Deu-lhe rebate o coracão, e no meio dos tristes pensamentos que o acabrunhavam, fez-se um clarão de esperanças. Voltado com as costas para a porta, D. Luís não pôde conhecer logo a pessoa que entrava, por isso perguntou com uma voz, em que se denunciava o íntimo sobressalto que estava sentindo:

- Quem vem aí?

Ninguém lhe respondeu; mas percebeu claramente o som de uns passos leves, que não podiam deixar de ser de mulher.

- Quem está aí? - repetiu D. Luís, fazendo um esforço para voltar-se.

Mas neste momento parava defronte dele Berta, com um sorriso nos lábios, e segurando nas mãos a bandeja com o cálice de vinho e a geleia que a baronesa costumava servir-lhe.

D. Luís olhou para a afilhada com a expressão da maior surpresa e espanto.

- Berta! - exclamou ele, solevantando o corpo. - Berta aqui?!
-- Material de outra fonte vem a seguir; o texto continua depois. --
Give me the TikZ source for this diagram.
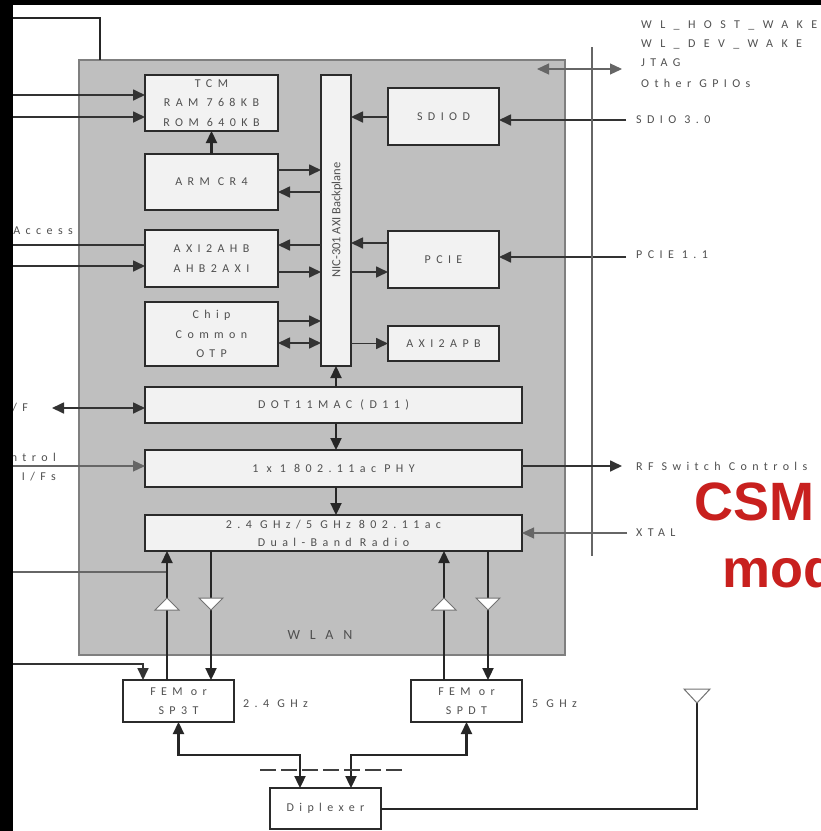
\documentclass[tikz,border=0pt]{standalone}
\usepackage{fontspec}
\setmainfont{Carlito}
\newfontfamily\lsA[LetterSpace=45]{Carlito}
\newfontfamily\lsB[LetterSpace=70]{Carlito}
\newfontfamily\redf{Liberation Sans}
\usetikzlibrary{arrows.meta,calc}
\definecolor{txt}{HTML}{505050}
\definecolor{panel}{HTML}{BFBFBF}
\definecolor{panelb}{HTML}{7F7F7F}
\definecolor{boxf}{HTML}{F2F2F2}
\definecolor{edge}{HTML}{2B2B2B}
\definecolor{redt}{HTML}{C8201E}
\tikzset{
  x=1pt,y=-1pt,
  tip/.style={-{Triangle[length=12pt,width=11pt]}},
  both/.style={{Triangle[length=12pt,width=11pt]}-{Triangle[length=12pt,width=11pt]}},
  thickl/.style={draw=black!85,line width=2.3pt},
  medl/.style={draw=black!80,line width=1.7pt},
  thinl/.style={draw=black!60,line width=1.2pt},
  box/.style={draw=edge,fill=boxf,line width=2.4pt,inner sep=0pt,outer sep=0pt,align=center,text=txt,font=\fontsize{12}{19.5}\lsA},
  whitebox/.style={box,fill=white},
  lab/.style={text=txt,inner sep=0pt,font=\fontsize{12}{19.5}\lsA},
  widelab/.style={text=txt,inner sep=0pt,align=left,font=\fontsize{12}{19.5}\lsB},
  amp/.style={draw=black!55,fill=white,line width=1pt,line join=miter},
  redlab/.style={text=redt,inner sep=0pt,font=\fontsize{54}{60}\redf\bfseries}
}
\begin{document}
\begin{tikzpicture}
\useasboundingbox (0,0) rectangle (821,831);
\fill[white] (0,0) rectangle (821,831);
% panel
\node[draw=panelb,fill=panel,line width=1.5pt,minimum width=486,minimum height=595,inner sep=0pt,outer sep=0pt] (wlan) at (322,357.5) {};
\node[lab,font=\fontsize{14}{16}\lsB] (wlantxt) at (320,635) {WLAN};
% boxes
\node[box,minimum width=133,minimum height=56] (tcm) at (211.5,103) {TCM\\RAM 768KB\\ROM 640KB};
\node[box,minimum width=133,minimum height=56] (arm) at (211.5,182) {ARM CR4};
\node[box,minimum width=133,minimum height=57] (axi) at (211.5,258.5) {AXI2AHB\\AHB2AXI};
\node[box,minimum width=133,minimum height=64] (chip) at (211.5,334) {Chip\\Common\\OTP};
\node[box,minimum width=30,minimum height=291] (nic) at (336,220.5) {};
\node[text=txt,inner sep=0pt,rotate=90,font=\fontsize{12.5}{14}\selectfont] (nictxt) at (337,220) {NIC-301 AXI Backplane};
\node[box,minimum width=111,minimum height=57] (sdiod) at (443.5,116.5) {SDIOD};
\node[box,minimum width=111,minimum height=57] (pcie) at (443.5,259.5) {PCIE};
\node[box,minimum width=111,minimum height=35] (apb) at (443.5,343.5) {AXI2APB};
\node[box,minimum width=377,minimum height=36] (dot) at (333.5,405) {DOT11MAC (D11)};
\node[box,minimum width=377,minimum height=37] (phy) at (333.5,468.5) {1 x 1 802.11ac PHY};
\node[box,minimum width=377,minimum height=36,font=\fontsize{12}{18}\lsA] (radio) at (333.5,533) {2.4 GHz/5 GHz 802.11ac\\Dual-Band Radio};
\node[whitebox,minimum width=111,minimum height=42] (fema) at (178.5,701) {FEM or\\SP3T};
\node[whitebox,minimum width=111,minimum height=42] (femb) at (466.5,701) {FEM or\\SPDT};
\node[whitebox,minimum width=111,minimum height=41] (dip) at (325.5,808.5) {Diplexer};
% free ends
\coordinate (topl) at (13,18);
\coordinate (rama) at (13,95);
\coordinate (romb) at (13,117);
\coordinate (axa) at (13,245);
\coordinate (axb) at (13,266);
\coordinate (ifl) at (52,408);
\coordinate (ctl) at (13,466);
\coordinate (rfl) at (13,572);
\coordinate (feml) at (13,664);
\coordinate (gpl) at (537,69);
\coordinate (gpr) at (622,69);
\coordinate (sdr) at (626,120);
\coordinate (pcr) at (626,257);
\coordinate (rfr) at (622,466);
\coordinate (xtr) at (627,533);
\coordinate (vt) at (592,47);
\coordinate (vb) at (592,556);
\coordinate (dl) at (260,770);
\coordinate (dr) at (403,770);
\coordinate (anta) at (697,703);
% connectors
\draw[thickl] (topl) -| (wlan.north -| 100,0);
\draw[medl,tip] (rama) -- (tcm.west |- rama);
\draw[medl,tip] (romb) -- (tcm.west |- romb);
\draw[thickl,tip] (arm.north) -- (tcm.south);
\draw[medl,tip] (arm.east |- 0,170) -- (nic.west |- 0,170);
\draw[medl,tip] (nic.west |- 0,192) -- (arm.east |- 0,192);
\draw[medl,tip] (nic.west |- 0,245) -- (axi.east |- 0,245);
\draw[medl,tip] (axi.east |- 0,272) -- (nic.west |- 0,272);
\draw[medl,tip] (chip.east |- 0,321) -- (nic.west |- 0,321);
\draw[medl,both] (chip.east |- 0,343) -- (nic.west |- 0,343);
\draw[medl] (axa) -- (axi.west |- axa);
\draw[medl,tip] (axb) -- (axi.west |- axb);
\draw[medl,tip] (sdiod.west |- 0,117) -- (nic.east |- 0,117);
\draw[medl,tip] (sdr) -- (sdiod.east |- sdr);
\draw[medl,tip] (pcie.west |- 0,243) -- (nic.east |- 0,243);
\draw[medl,tip] (nic.east |- 0,272) -- (pcie.west |- 0,272);
\draw[medl,tip] (pcr) -- (pcie.east |- pcr);
\draw[medl,tip] (nic.east |- apb) -- (apb.west);
\draw[thickl,tip] (dot.north -| nic) -- (nic.south);
\draw[thickl,tip] (dot.south -| nic) -- (phy.north -| nic);
\draw[thickl,tip] (phy.south -| nic) -- (radio.north -| nic);
\draw[medl,both] (ifl) -- (dot.west |- ifl);
\draw[thinl,tip] (ctl) -- (phy.west |- ctl);
\draw[thinl] (rfl) -- (167,572);
\draw[thickl,tip] (fema.north -| 167,0) -- (radio.south -| 167,0);
\draw[thickl,tip] (radio.south -| 211,0) -- (fema.north -| 211,0);
\draw[thickl,tip] (femb.north -| 444,0) -- (radio.south -| 444,0);
\draw[thickl,tip] (radio.south -| 488,0) -- (femb.north -| 488,0);
\draw[medl,tip] (feml) -| (fema.north -| 143,0);
\draw[thickl,both] (fema.south) -- ++(0,33) -| (dip.north -| 300,0);
\draw[thickl,both] (femb.south) -- ++(0,33) -| (dip.north -| 351,0);
\draw[line width=1.5pt,draw=black!75,dash pattern=on 16pt off 5pt] (dl) -- (dr);
\draw[thickl] (dip.east |- 0,809) -| (anta);
\draw[thinl] (vt) -- (vb);
\draw[thinl,both] (gpl) -- (gpr);
\draw[medl,tip] (phy.east |- rfr) -- (rfr);
\draw[thinl,tip] (xtr) -- (radio.east |- xtr);
% amplifiers
\draw[amp] (155,610) -- (179,610) -- (167,598) -- cycle;
\draw[amp] (199,598) -- (223,598) -- (211,610) -- cycle;
\draw[amp] (432,610) -- (456,610) -- (444,598) -- cycle;
\draw[amp] (476,598) -- (500,598) -- (488,610) -- cycle;
\draw[amp] (684,689) -- (710,689) -- (anta) -- cycle;
% labels
\node[widelab,anchor=west] (w1) at (641,25) {WL\_HOST\_WAKE};
\node[widelab,anchor=west] (w2) at (641,44) {WL\_DEV\_WAKE};
\node[lab,anchor=west] (w3) at (641,63) {JTAG};
\node[lab,anchor=west] (w4) at (641,83) {Other GPIOs};
\node[lab,anchor=west] (sd) at (636,120) {SDIO 3.0};
\node[lab,anchor=west] (pc) at (636,255) {PCIE 1.1};
\node[lab,anchor=west] (rf) at (636,466) {RF Switch Controls};
\node[lab,anchor=west] (xt) at (636,533) {XTAL};
\node[lab,anchor=east] (acc) at (73,231) {Access};
\node[lab,anchor=east] (vf) at (28,408) {/F};
\node[lab,anchor=east] (ntr) at (56,457) {ntrol};
\node[lab,anchor=east] (ifs) at (56,477) {I/Fs};
\node[lab,anchor=west] (g24) at (243,704) {2.4 GHz};
\node[lab,anchor=west] (g5) at (532,704) {5 GHz};
\node[redlab,anchor=base west] (csm) at (694,520) {CSM};
\node[redlab,anchor=base west] (mod) at (722,587) {mod};
% frame
\fill[black] (0,0) rectangle (821,5);
\fill[black] (0,0) rectangle (13,831);
\end{tikzpicture}
\end{document}
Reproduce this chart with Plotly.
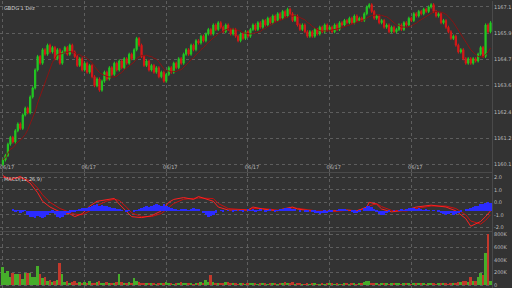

- E há mais tempo seria este o meu lugar, se não soubesse que até hoje lhe não faltavam os cuidados de que a sua doença precisa.

- E vens... para ficar? - perguntou o doente com uma inflexão de alegria quase infantil.

- Se me der licença que fique...

- Se te der licenca, filha!...

De súbito reprimiu a sua expressão de alegria, e emendou em tom mais grave:

- Não, Berta; não é aqui o teu lugar. Eu não sou teu pai.

- Mas é meu padrinho e está doente. E à cabeceira de um doente uma mulher está sempre no seu lugar. É o nosso posto de honra - respondeu Berta, com aquela entonação carinhosa com que as raparigas sabem enfeitiçar o coração e enlear a vontade dos seus velhos pais e avós.